The future of 3D printing lies in the potential for people to create. As the 3D printing process makes three dimensional, solid objects from a digital model, this technology is allowing artists to make their ideas come to life. At an unprecedented level, 3D printers are stretching the limits of design and creating new opportunities for artists to innovate.

The most popular form of 3D-printed art uses the additive manufacturing process—3D-printed materials, such as plastic, are fed through a machine, heated, turned to liquid and then molded into sculptural works. 3D printing is disrupting the art world tenfold, allowing for new possibilities in 3D-printed sculpture, interior design, paintings, garments, artifacts and even food art.

Artists, designers and architects are just beginning to test the boundaries of this new medium. 3D printing has made way for exact replicas of the world’s most renowned masterpieces, with the development of a 3D photographic scanning system that captures the aesthetic of the Mona Lisa and the creation of a 3D printed sculpture of Van Gogh’s “Sunflowers” painting. Architects Michael Hansmeyer and Benjamin Dillenburger even 3D printed an entire room, replete with ornamentation that rivals Notre Dame’s.

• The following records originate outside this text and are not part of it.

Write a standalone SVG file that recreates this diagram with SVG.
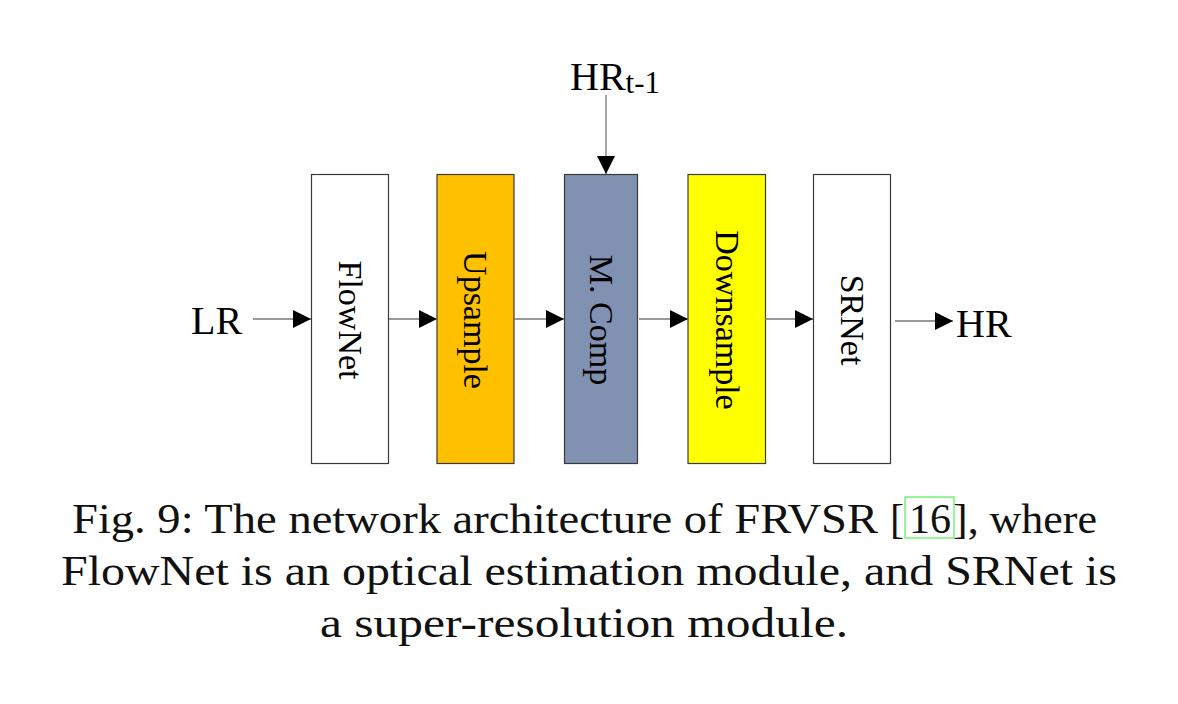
<svg xmlns="http://www.w3.org/2000/svg" width="1178" height="704" viewBox="0 0 1178 704">
<style>
.box{stroke:#3a3a3a;stroke-width:1.2}
.lbl{font-family:"Liberation Serif",serif;font-size:34px;fill:#000;text-anchor:middle;dominant-baseline:central}
.io{font-family:"Liberation Serif",serif;font-size:40px;fill:#000}
.cap{font-family:"Liberation Serif",serif;font-size:42px;fill:#111}
.con{stroke:#777;stroke-width:1.3;fill:none}
</style>
<defs>
<marker id="ah" markerWidth="18" markerHeight="18" refX="18" refY="9" orient="auto" markerUnits="userSpaceOnUse">
<path d="M0,0 L18,9 L0,18 Z" fill="#000"/>
</marker>
</defs>
<rect width="1178" height="704" fill="#fff"/>
<g id="flownet"><rect class="box" x="311.5" y="174.5" width="77" height="289" fill="#fff"/><text class="lbl" transform="translate(350,320) rotate(90)">FlowNet</text></g>
<g id="upsample"><rect class="box" x="437" y="174.5" width="77" height="289" fill="#FFC000"/><text class="lbl" transform="translate(475.5,320) rotate(90)">Upsample</text></g>
<g id="mcomp"><rect class="box" x="564.5" y="174.5" width="73" height="289" fill="#8091B2"/><text class="lbl" transform="translate(601,320) rotate(90)">M. Comp</text></g>
<g id="downsample"><rect class="box" x="688" y="174.5" width="77.5" height="289" fill="#FFFF00"/><text class="lbl" transform="translate(727,320) rotate(90)">Downsample</text></g>
<g id="srnet"><rect class="box" x="813.5" y="174.5" width="77" height="289" fill="#fff"/><text class="lbl" transform="translate(852,320) rotate(90)">SRNet</text></g>
<g id="lr"><text class="io" x="191" y="334">LR</text></g>
<g id="hr"><text class="io" x="956" y="337">HR</text></g>
<g id="hrt1"><text class="io" x="570" y="90">HR<tspan font-size="31" dy="3">t-1</tspan></text></g>
<g id="connectors">
<line class="con" x1="253" y1="319" x2="311" y2="319" marker-end="url(#ah)"/>
<line class="con" x1="389" y1="319" x2="437" y2="319" marker-end="url(#ah)"/>
<line class="con" x1="514" y1="319" x2="564" y2="319" marker-end="url(#ah)"/>
<line class="con" x1="639" y1="319" x2="688" y2="319" marker-end="url(#ah)"/>
<line class="con" x1="765" y1="319" x2="813" y2="319" marker-end="url(#ah)"/>
<line class="con" x1="895" y1="321" x2="953" y2="321" marker-end="url(#ah)"/>
<line class="con" x1="606" y1="95" x2="606" y2="174" marker-end="url(#ah)"/>
</g>
<g id="caption">
<text class="cap" x="72" y="533" textLength="806" lengthAdjust="spacingAndGlyphs">Fig. 9: The network architecture of FRVSR</text>
<text class="cap" x="890" y="533">[</text>
<text class="cap" x="909" y="533" textLength="42" lengthAdjust="spacingAndGlyphs">16</text>
<text class="cap" x="953" y="533" textLength="144" lengthAdjust="spacingAndGlyphs">], where</text>
<rect x="905" y="497" width="49" height="41" fill="none" stroke="#33ee33" stroke-width="1"/>
<text class="cap" x="61" y="585" textLength="1056" lengthAdjust="spacingAndGlyphs">FlowNet is an optical estimation module, and SRNet is</text>
<text class="cap" x="320" y="637" textLength="528" lengthAdjust="spacingAndGlyphs">a super-resolution module.</text>
</g>
</svg>
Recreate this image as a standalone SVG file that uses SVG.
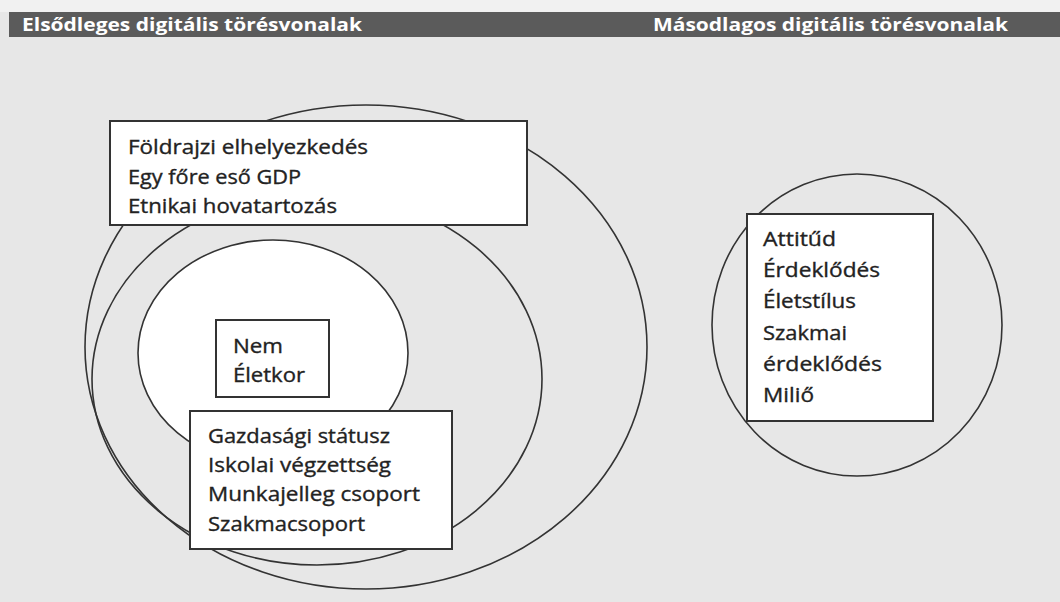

3D printing has also accelerated the construction of architectural projects, including Antoni Gaudí’s famously unfinished Sagrada Família. Upon his death in 1926, Gaudí left a geometric system of ruled surfaces, which can now be digitized through 3D scanners. Using computer models, architect Mark Burry and his team have been able to digitize Gaudí’s designs for the basilica in order to understand his building methods.

Perhaps most importantly, 3D printing is allowing for the possibility of artifact copies so detailed that they are nearly indistinguishable from their original counterparts.

Recently, an exact replica of the 3,245-year-old tomb of King Tutankhamun was created using a high-resolution color photography and 3D laser scanning system, preserving the historical artifact through an archeological copy.

Testing the boundaries of artistic practices, mediated through the emerging technology of 3D printing, the modern art world is being disrupted in tune with the 21st century, making way for innovations in conservation, reproduction and creative possibility.